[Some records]
◆ ◆ ◆

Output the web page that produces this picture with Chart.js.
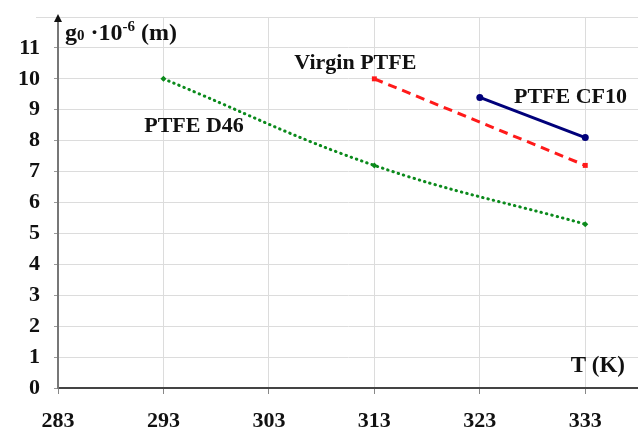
<!DOCTYPE html>
<html>
<head>
<meta charset="utf-8">
<script src="https://cdn.jsdelivr.net/npm/chart.js"></script>
<style>
  html, body { margin: 0; padding: 0; background: #fff; }
  canvas { display: block; }
</style>
</head>
<body>
<canvas id="chart" width="638" height="435"></canvas>
<script>
// Data
const temperatures = [283, 293, 303, 313, 323, 333];   // x tick labels (K)
const yTicks = [0, 1, 2, 3, 4, 5, 6, 7, 8, 9, 10, 11, 12];

const d46T = [293, 313, 333];
const d46G = [10.0, 7.2, 5.3];

const virginT = [313, 333];
const virginG = [10.0, 7.2];

const cf10T = [323, 333];
const cf10G = [9.4, 8.1];

const seriesNames = ['PTFE D46', 'Virgin PTFE', 'PTFE CF10'];

const FONT = '"Liberation Serif", "DejaVu Serif", serif';

function toPoints(xs, ys) {
    return xs.map((x, i) => ({ x: x, y: ys[i] }));
}

// Text labels placed in data units, plus axis arrow
const labelPlacement = [
    { text: seriesNames[0], x: 295.9, y: 8.45 },
    { text: seriesNames[1], x: 311.2, y: 10.5 },
    { text: seriesNames[2], x: 331.6, y: 9.4 }
];

const decorations = {
    id: 'decorations',
    afterDraw(chart) {
        const ctx = chart.ctx;
        const xs = chart.scales.x;
        const ys = chart.scales.y;
        ctx.save();

        // top grid line runs a bit past the axis
        ctx.strokeStyle = '#dcdcdc';
        ctx.lineWidth = 1;
        ctx.beginPath();
        ctx.moveTo(36, ys.top + 0.5);
        ctx.lineTo(xs.right, ys.top + 0.5);
        ctx.stroke();

        // arrow head on the y axis
        const ax = xs.left;
        ctx.fillStyle = '#111';
        ctx.beginPath();
        ctx.moveTo(ax, ys.top - 3);
        ctx.lineTo(ax - 4, ys.top + 5);
        ctx.lineTo(ax + 4, ys.top + 5);
        ctx.closePath();
        ctx.fill();

        ctx.fillStyle = '#111';
        ctx.textBaseline = 'alphabetic';
        ctx.textAlign = 'left';

        // y axis title: g0 ·10-6 (m)
        const parts = [
            { t: 'g', size: 24, dy: 0 },
            { t: '0', size: 15, dy: 0 },
            { t: ' \u00b710', size: 24, dy: 0 },
            { t: '-6', size: 15, dy: -9 },
            { t: ' (m)', size: 24, dy: 0 }
        ];
        let px = xs.left + 7;
        const base = ys.top + 23;
        parts.forEach(p => {
            ctx.font = 'bold ' + p.size + 'px ' + FONT;
            ctx.fillText(p.t, px, base + p.dy);
            px += ctx.measureText(p.t).width;
        });

        ctx.font = 'bold 23px ' + FONT;
        ctx.textAlign = 'right';
        ctx.textBaseline = 'middle';
        ctx.fillText('T (K)', xs.right - 13, ys.bottom - 22);

        // series names
        ctx.font = 'bold 22px ' + FONT;
        ctx.textAlign = 'center';
        labelPlacement.forEach(l => {
            ctx.fillText(l.text, xs.getPixelForValue(l.x), ys.getPixelForValue(l.y));
        });
        ctx.restore();
    }
};

new Chart(document.getElementById('chart'), {
    type: 'scatter',
    data: {
        datasets: [
            {
                label: seriesNames[0],
                data: toPoints(d46T, d46G),
                showLine: true,
                tension: 0.4,
                borderColor: '#0b8a1c',
                backgroundColor: '#0b8a1c',
                borderWidth: 3,
                borderDash: [0.5, 5],
                borderCapStyle: 'round',
                pointStyle: 'rectRot',
                pointRadius: 3,
                pointBorderWidth: 0
            },
            {
                label: seriesNames[1],
                data: toPoints(virginT, virginG),
                showLine: true,
                borderColor: '#ff1a1a',
                backgroundColor: '#ff1a1a',
                borderWidth: 3,
                borderDash: [9, 6],
                pointStyle: 'rect',
                pointRadius: 3.5,
                pointBorderWidth: 0
            },
            {
                label: seriesNames[2],
                data: toPoints(cf10T, cf10G),
                showLine: true,
                borderColor: '#00007a',
                backgroundColor: '#00007a',
                borderWidth: 3,
                pointStyle: 'circle',
                pointRadius: 3.5,
                pointBorderWidth: 0
            }
        ]
    },
    options: {
        responsive: false,
        animation: false,
        layout: { autoPadding: false, padding: { top: 17, right: 0, left: 0, bottom: 0 } },
        plugins: {
            legend: { display: false },
            tooltip: { enabled: false }
        },
        scales: {
            x: {
                type: 'linear',
                min: 283,
                max: 338,
                afterFit: s => {
                    s.height = 47;
                    s.paddingLeft = 0;
                    s.paddingRight = 0;
                },
                afterBuildTicks: s => { s.ticks = temperatures.map(v => ({ value: v })); },
                grid: { color: '#dcdcdc', lineWidth: 1, tickLength: 6, tickColor: '#888' },
                border: { color: '#444', width: 2 },
                ticks: {
                    color: '#111',
                    padding: 14,
                    maxRotation: 0,
                    font: { family: FONT, size: 22, weight: 'bold' }
                }
            },
            y: {
                type: 'linear',
                min: 0,
                max: 12,
                afterFit: s => {
                    s.width = 58;
                    s.paddingTop = 0;
                    s.paddingBottom = 0;
                },
                afterBuildTicks: s => { s.ticks = yTicks.map(v => ({ value: v })); },
                grid: { color: '#dcdcdc', lineWidth: 1, tickLength: 4, tickColor: '#999' },
                border: { color: '#777', width: 2 },
                ticks: {
                    color: '#111',
                    padding: 14,
                    font: { family: FONT, size: 22, weight: 'bold' },
                    callback: v => (v === 12 ? '' : v)
                }
            }
        }
    },
    plugins: [decorations]
});
</script>
</body>
</html>
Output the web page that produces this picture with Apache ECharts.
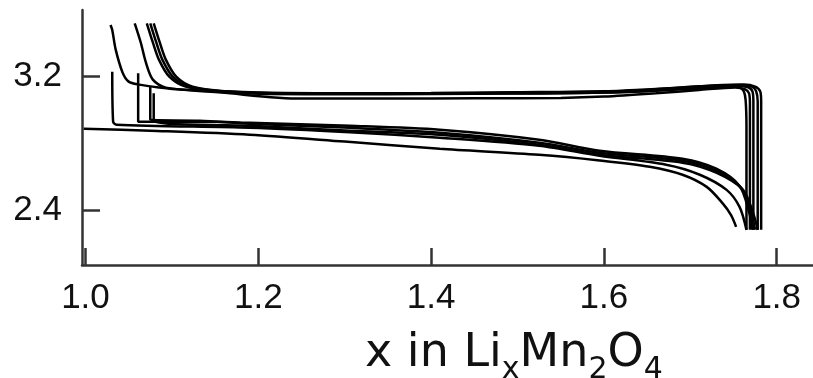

◆ ◆ ◆

The entries above are to be returned exactly, without their pictures.

Output the web page that produces this picture with Chart.js.
<!DOCTYPE html>
<html>
<head>
<meta charset="utf-8">
<script src="https://cdn.jsdelivr.net/npm/chart.js"></script>
<style>
  html, body { margin: 0; padding: 0; background: #fff; }
  canvas { display: block; }
</style>
</head>
<body>
<canvas id="chart" width="638" height="435"></canvas>
<script>
// Data
const temperatures = [283, 293, 303, 313, 323, 333];   // x tick labels (K)
const yTicks = [0, 1, 2, 3, 4, 5, 6, 7, 8, 9, 10, 11, 12];

const d46T = [293, 313, 333];
const d46G = [10.0, 7.2, 5.3];

const virginT = [313, 333];
const virginG = [10.0, 7.2];

const cf10T = [323, 333];
const cf10G = [9.4, 8.1];

const seriesNames = ['PTFE D46', 'Virgin PTFE', 'PTFE CF10'];

const FONT = '"Liberation Serif", "DejaVu Serif", serif';

function toPoints(xs, ys) {
    return xs.map((x, i) => ({ x: x, y: ys[i] }));
}

// Text labels placed in data units, plus axis arrow
const labelPlacement = [
    { text: seriesNames[0], x: 295.9, y: 8.45 },
    { text: seriesNames[1], x: 311.2, y: 10.5 },
    { text: seriesNames[2], x: 331.6, y: 9.4 }
];

const decorations = {
    id: 'decorations',
    afterDraw(chart) {
        const ctx = chart.ctx;
        const xs = chart.scales.x;
        const ys = chart.scales.y;
        ctx.save();

        // top grid line runs a bit past the axis
        ctx.strokeStyle = '#dcdcdc';
        ctx.lineWidth = 1;
        ctx.beginPath();
        ctx.moveTo(36, ys.top + 0.5);
        ctx.lineTo(xs.right, ys.top + 0.5);
        ctx.stroke();

        // arrow head on the y axis
        const ax = xs.left;
        ctx.fillStyle = '#111';
        ctx.beginPath();
        ctx.moveTo(ax, ys.top - 3);
        ctx.lineTo(ax - 4, ys.top + 5);
        ctx.lineTo(ax + 4, ys.top + 5);
        ctx.closePath();
        ctx.fill();

        ctx.fillStyle = '#111';
        ctx.textBaseline = 'alphabetic';
        ctx.textAlign = 'left';

        // y axis title: g0 ·10-6 (m)
        const parts = [
            { t: 'g', size: 24, dy: 0 },
            { t: '0', size: 15, dy: 0 },
            { t: ' \u00b710', size: 24, dy: 0 },
            { t: '-6', size: 15, dy: -9 },
            { t: ' (m)', size: 24, dy: 0 }
        ];
        let px = xs.left + 7;
        const base = ys.top + 23;
        parts.forEach(p => {
            ctx.font = 'bold ' + p.size + 'px ' + FONT;
            ctx.fillText(p.t, px, base + p.dy);
            px += ctx.measureText(p.t).width;
        });

        ctx.font = 'bold 23px ' + FONT;
        ctx.textAlign = 'right';
        ctx.textBaseline = 'middle';
        ctx.fillText('T (K)', xs.right - 13, ys.bottom - 22);

        // series names
        ctx.font = 'bold 22px ' + FONT;
        ctx.textAlign = 'center';
        labelPlacement.forEach(l => {
            ctx.fillText(l.text, xs.getPixelForValue(l.x), ys.getPixelForValue(l.y));
        });
        ctx.restore();
    }
};

new Chart(document.getElementById('chart'), {
    type: 'scatter',
    data: {
        datasets: [
            {
                label: seriesNames[0],
                data: toPoints(d46T, d46G),
                showLine: true,
                tension: 0.4,
                borderColor: '#0b8a1c',
                backgroundColor: '#0b8a1c',
                borderWidth: 3,
                borderDash: [0.5, 5],
                borderCapStyle: 'round',
                pointStyle: 'rectRot',
                pointRadius: 3,
                pointBorderWidth: 0
            },
            {
                label: seriesNames[1],
                data: toPoints(virginT, virginG),
                showLine: true,
                borderColor: '#ff1a1a',
                backgroundColor: '#ff1a1a',
                borderWidth: 3,
                borderDash: [9, 6],
                pointStyle: 'rect',
                pointRadius: 3.5,
                pointBorderWidth: 0
            },
            {
                label: seriesNames[2],
                data: toPoints(cf10T, cf10G),
                showLine: true,
                borderColor: '#00007a',
                backgroundColor: '#00007a',
                borderWidth: 3,
                pointStyle: 'circle',
                pointRadius: 3.5,
                pointBorderWidth: 0
            }
        ]
    },
    options: {
        responsive: false,
        animation: false,
        layout: { autoPadding: false, padding: { top: 17, right: 0, left: 0, bottom: 0 } },
        plugins: {
            legend: { display: false },
            tooltip: { enabled: false }
        },
        scales: {
            x: {
                type: 'linear',
                min: 283,
                max: 338,
                afterFit: s => {
                    s.height = 47;
                    s.paddingLeft = 0;
                    s.paddingRight = 0;
                },
                afterBuildTicks: s => { s.ticks = temperatures.map(v => ({ value: v })); },
                grid: { color: '#dcdcdc', lineWidth: 1, tickLength: 6, tickColor: '#888' },
                border: { color: '#444', width: 2 },
                ticks: {
                    color: '#111',
                    padding: 14,
                    maxRotation: 0,
                    font: { family: FONT, size: 22, weight: 'bold' }
                }
            },
            y: {
                type: 'linear',
                min: 0,
                max: 12,
                afterFit: s => {
                    s.width = 58;
                    s.paddingTop = 0;
                    s.paddingBottom = 0;
                },
                afterBuildTicks: s => { s.ticks = yTicks.map(v => ({ value: v })); },
                grid: { color: '#dcdcdc', lineWidth: 1, tickLength: 4, tickColor: '#999' },
                border: { color: '#777', width: 2 },
                ticks: {
                    color: '#111',
                    padding: 14,
                    font: { family: FONT, size: 22, weight: 'bold' },
                    callback: v => (v === 12 ? '' : v)
                }
            }
        }
    },
    plugins: [decorations]
});
</script>
</body>
</html>
Output the web page that produces this picture with Apache ECharts.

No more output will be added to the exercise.